Salicornia & Ylang Ylang

For Grace Gloria Denis and Nathalie Muchamad the plants that they follow connect them to family histories and entangle them in metabolic encounters with global fashion empires  in the case of Ylang Ylang; and speculative futures for plants as biofuel with new Salicornia plantations opening in sensitive coastal areas.

Grace Gloria Denis, Salicornia

Salicornia are halophytic plants thriving in highly salinated contexts such as marshes, beaches, and mangroves. Known to be the only plant within the ecosystem of a marsh for which salt is imperative for its growth, Salicornia are edible plants native to North America, Europe, Central Asia, and Southern Africa that possess a multitude of capacities beyond the comestible. Salicornia has been implemented as animal feed, vegetable oil, biodiesel, cosmetic products, and glass production while also being revered for its role in environmental preservation due to its phytoremediation capacities. During a 16th-century resurgence in glassmaking, Salicornia was used as a source of sodium carbonate and thus garnered the name glasswort. 
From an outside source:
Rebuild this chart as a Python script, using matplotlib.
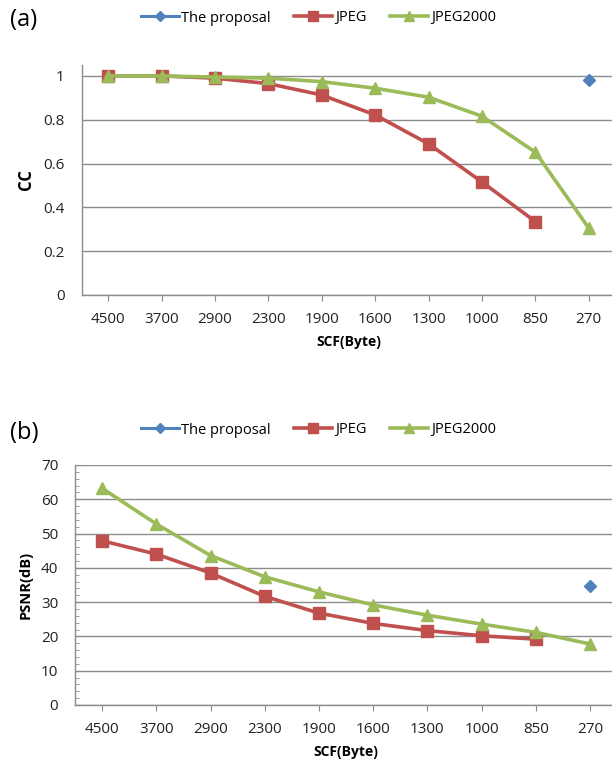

Contemporary cultivations of the plant explore Salicornia as a cash crop in saline agriculture, as well as a resource in the fabrication of biofuel. The word samphire is a corruption of the name “Saint Pierre,” the patron saint of fishermen, alluding to its prevalence amongst coastal habitats.

Nathalie Muchamad, Ylang ylang

Cananga odorata is a tree native to the tropical Indo-Pacific. It has long been cultivated for its strongly perfumed flowers and is grown widely in the tropics, including in plantations for the production of essential oil. Vernacular names for Cananga odorata in two Asian languages have been used internationally in both common and scientific nomenclature. The Malay name kenanga (or cananga in pre- standardised spelling) has been borrowed for the generic name. The Tagalog name alang-ilang or ilang-ilang has been used widely in the Spanish spelling variant ylang-ylang as a common name for the plant or more particularly for the essential oil, which is widely used in perfume manufacture.

When I arrived at Mayotte 3 years ago, I discovered that the symbol of the island is the ylang-ylang flower. In the colonization era, they used to produce essential oil for the perfume industry. Despite this past, the population kept the flower for the symbol of Mayotte called “the perfumed island”. You can also find Jasmine flower, frangipane and cinnamon in everyday use. This flower originates from the Malay archipelago and arrived in the Comoro Archipelago—where I now live—through French colonization. The flower became the representation symbol of the island and women  create different geometric symbols inspired by the ylang-ylang flower that they also draw on their faces as a ceremonial act.

I found in this flower a metaphor of my own history. As a visual artist, I started a project called “the ylang-ylang project” with which to tell the history of forced labour linked to the plantations “overseas”. In this story is an echo of my own family who arrived from Indonesia as forced laborers in New-Caledonia for the coffee plantations. Born in NewCaledonia, I grew there like a ylang-ylang tree.